- **Exercise input**
---
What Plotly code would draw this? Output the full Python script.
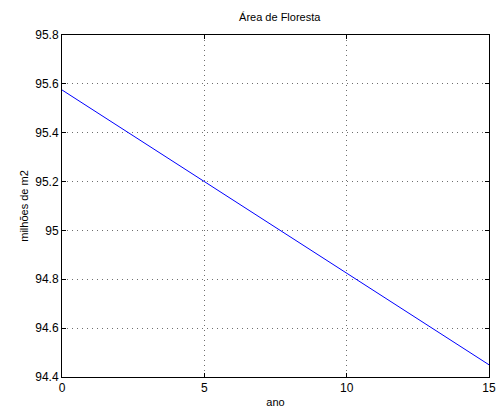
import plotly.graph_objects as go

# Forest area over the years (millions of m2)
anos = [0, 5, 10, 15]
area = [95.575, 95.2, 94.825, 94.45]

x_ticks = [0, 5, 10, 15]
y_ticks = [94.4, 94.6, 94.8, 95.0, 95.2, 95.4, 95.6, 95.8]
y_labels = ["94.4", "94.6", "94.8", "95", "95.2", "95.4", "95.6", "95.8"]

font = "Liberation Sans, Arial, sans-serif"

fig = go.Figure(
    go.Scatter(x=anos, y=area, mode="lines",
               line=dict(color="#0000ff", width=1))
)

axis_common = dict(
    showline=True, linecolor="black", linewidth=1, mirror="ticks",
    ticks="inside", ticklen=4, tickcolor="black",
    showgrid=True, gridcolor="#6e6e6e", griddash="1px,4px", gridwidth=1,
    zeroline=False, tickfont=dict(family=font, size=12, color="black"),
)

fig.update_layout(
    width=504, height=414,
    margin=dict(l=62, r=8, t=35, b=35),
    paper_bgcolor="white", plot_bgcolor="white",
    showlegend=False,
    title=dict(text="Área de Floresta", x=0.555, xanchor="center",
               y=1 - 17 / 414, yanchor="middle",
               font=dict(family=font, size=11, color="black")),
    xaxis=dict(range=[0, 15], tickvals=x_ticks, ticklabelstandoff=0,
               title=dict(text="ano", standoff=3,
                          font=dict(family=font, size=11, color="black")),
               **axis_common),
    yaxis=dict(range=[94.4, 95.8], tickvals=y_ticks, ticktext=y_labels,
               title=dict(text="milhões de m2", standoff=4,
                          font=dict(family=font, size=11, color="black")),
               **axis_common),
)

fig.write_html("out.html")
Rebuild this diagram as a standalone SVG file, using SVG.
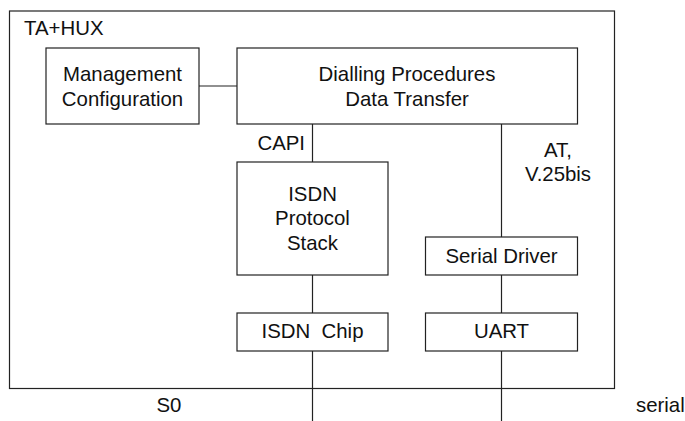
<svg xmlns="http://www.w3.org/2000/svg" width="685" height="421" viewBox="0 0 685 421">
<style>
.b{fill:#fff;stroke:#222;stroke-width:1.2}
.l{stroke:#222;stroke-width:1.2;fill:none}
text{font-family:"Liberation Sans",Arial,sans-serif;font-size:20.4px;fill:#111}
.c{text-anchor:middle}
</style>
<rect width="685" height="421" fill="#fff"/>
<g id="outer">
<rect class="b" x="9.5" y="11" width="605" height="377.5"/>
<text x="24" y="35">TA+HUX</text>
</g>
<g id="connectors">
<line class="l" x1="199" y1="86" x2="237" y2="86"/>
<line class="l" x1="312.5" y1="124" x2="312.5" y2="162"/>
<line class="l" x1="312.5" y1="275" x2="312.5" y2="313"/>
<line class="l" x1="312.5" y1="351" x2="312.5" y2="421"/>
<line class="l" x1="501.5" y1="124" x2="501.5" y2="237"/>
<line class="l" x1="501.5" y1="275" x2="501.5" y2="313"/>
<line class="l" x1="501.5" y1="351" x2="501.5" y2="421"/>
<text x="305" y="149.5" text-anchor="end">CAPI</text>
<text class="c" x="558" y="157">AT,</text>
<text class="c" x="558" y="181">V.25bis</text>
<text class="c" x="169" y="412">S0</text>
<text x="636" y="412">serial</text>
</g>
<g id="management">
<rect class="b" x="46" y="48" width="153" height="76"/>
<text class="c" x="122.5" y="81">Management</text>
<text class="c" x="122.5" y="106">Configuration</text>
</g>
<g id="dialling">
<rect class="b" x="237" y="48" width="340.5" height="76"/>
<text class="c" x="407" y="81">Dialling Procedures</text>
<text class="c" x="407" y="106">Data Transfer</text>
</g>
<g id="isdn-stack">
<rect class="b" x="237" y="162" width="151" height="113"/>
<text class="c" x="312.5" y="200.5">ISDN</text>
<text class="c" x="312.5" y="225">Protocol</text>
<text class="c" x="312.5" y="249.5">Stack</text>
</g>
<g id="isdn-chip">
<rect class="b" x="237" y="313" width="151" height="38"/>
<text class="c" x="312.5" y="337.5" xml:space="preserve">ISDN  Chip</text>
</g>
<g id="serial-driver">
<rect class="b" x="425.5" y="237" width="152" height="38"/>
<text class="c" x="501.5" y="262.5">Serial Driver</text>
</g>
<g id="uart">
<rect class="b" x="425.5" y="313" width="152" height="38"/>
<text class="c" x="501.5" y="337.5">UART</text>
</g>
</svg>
---
- **What you are asked to do**
Return the material word for word. Pictures are not part of the copy.

- **Written response**
What Plotly code would draw this? Output the full Python script.
import plotly.graph_objects as go

# Forest area over the years (millions of m2)
anos = [0, 5, 10, 15]
area = [95.575, 95.2, 94.825, 94.45]

x_ticks = [0, 5, 10, 15]
y_ticks = [94.4, 94.6, 94.8, 95.0, 95.2, 95.4, 95.6, 95.8]
y_labels = ["94.4", "94.6", "94.8", "95", "95.2", "95.4", "95.6", "95.8"]

font = "Liberation Sans, Arial, sans-serif"

fig = go.Figure(
    go.Scatter(x=anos, y=area, mode="lines",
               line=dict(color="#0000ff", width=1))
)

axis_common = dict(
    showline=True, linecolor="black", linewidth=1, mirror="ticks",
    ticks="inside", ticklen=4, tickcolor="black",
    showgrid=True, gridcolor="#6e6e6e", griddash="1px,4px", gridwidth=1,
    zeroline=False, tickfont=dict(family=font, size=12, color="black"),
)

fig.update_layout(
    width=504, height=414,
    margin=dict(l=62, r=8, t=35, b=35),
    paper_bgcolor="white", plot_bgcolor="white",
    showlegend=False,
    title=dict(text="Área de Floresta", x=0.555, xanchor="center",
               y=1 - 17 / 414, yanchor="middle",
               font=dict(family=font, size=11, color="black")),
    xaxis=dict(range=[0, 15], tickvals=x_ticks, ticklabelstandoff=0,
               title=dict(text="ano", standoff=3,
                          font=dict(family=font, size=11, color="black")),
               **axis_common),
    yaxis=dict(range=[94.4, 95.8], tickvals=y_ticks, ticktext=y_labels,
               title=dict(text="milhões de m2", standoff=4,
                          font=dict(family=font, size=11, color="black")),
               **axis_common),
)

fig.write_html("out.html")
Rebuild this diagram as a standalone SVG file, using SVG.
<svg xmlns="http://www.w3.org/2000/svg" width="685" height="421" viewBox="0 0 685 421">
<style>
.b{fill:#fff;stroke:#222;stroke-width:1.2}
.l{stroke:#222;stroke-width:1.2;fill:none}
text{font-family:"Liberation Sans",Arial,sans-serif;font-size:20.4px;fill:#111}
.c{text-anchor:middle}
</style>
<rect width="685" height="421" fill="#fff"/>
<g id="outer">
<rect class="b" x="9.5" y="11" width="605" height="377.5"/>
<text x="24" y="35">TA+HUX</text>
</g>
<g id="connectors">
<line class="l" x1="199" y1="86" x2="237" y2="86"/>
<line class="l" x1="312.5" y1="124" x2="312.5" y2="162"/>
<line class="l" x1="312.5" y1="275" x2="312.5" y2="313"/>
<line class="l" x1="312.5" y1="351" x2="312.5" y2="421"/>
<line class="l" x1="501.5" y1="124" x2="501.5" y2="237"/>
<line class="l" x1="501.5" y1="275" x2="501.5" y2="313"/>
<line class="l" x1="501.5" y1="351" x2="501.5" y2="421"/>
<text x="305" y="149.5" text-anchor="end">CAPI</text>
<text class="c" x="558" y="157">AT,</text>
<text class="c" x="558" y="181">V.25bis</text>
<text class="c" x="169" y="412">S0</text>
<text x="636" y="412">serial</text>
</g>
<g id="management">
<rect class="b" x="46" y="48" width="153" height="76"/>
<text class="c" x="122.5" y="81">Management</text>
<text class="c" x="122.5" y="106">Configuration</text>
</g>
<g id="dialling">
<rect class="b" x="237" y="48" width="340.5" height="76"/>
<text class="c" x="407" y="81">Dialling Procedures</text>
<text class="c" x="407" y="106">Data Transfer</text>
</g>
<g id="isdn-stack">
<rect class="b" x="237" y="162" width="151" height="113"/>
<text class="c" x="312.5" y="200.5">ISDN</text>
<text class="c" x="312.5" y="225">Protocol</text>
<text class="c" x="312.5" y="249.5">Stack</text>
</g>
<g id="isdn-chip">
<rect class="b" x="237" y="313" width="151" height="38"/>
<text class="c" x="312.5" y="337.5" xml:space="preserve">ISDN  Chip</text>
</g>
<g id="serial-driver">
<rect class="b" x="425.5" y="237" width="152" height="38"/>
<text class="c" x="501.5" y="262.5">Serial Driver</text>
</g>
<g id="uart">
<rect class="b" x="425.5" y="313" width="152" height="38"/>
<text class="c" x="501.5" y="337.5">UART</text>
</g>
</svg>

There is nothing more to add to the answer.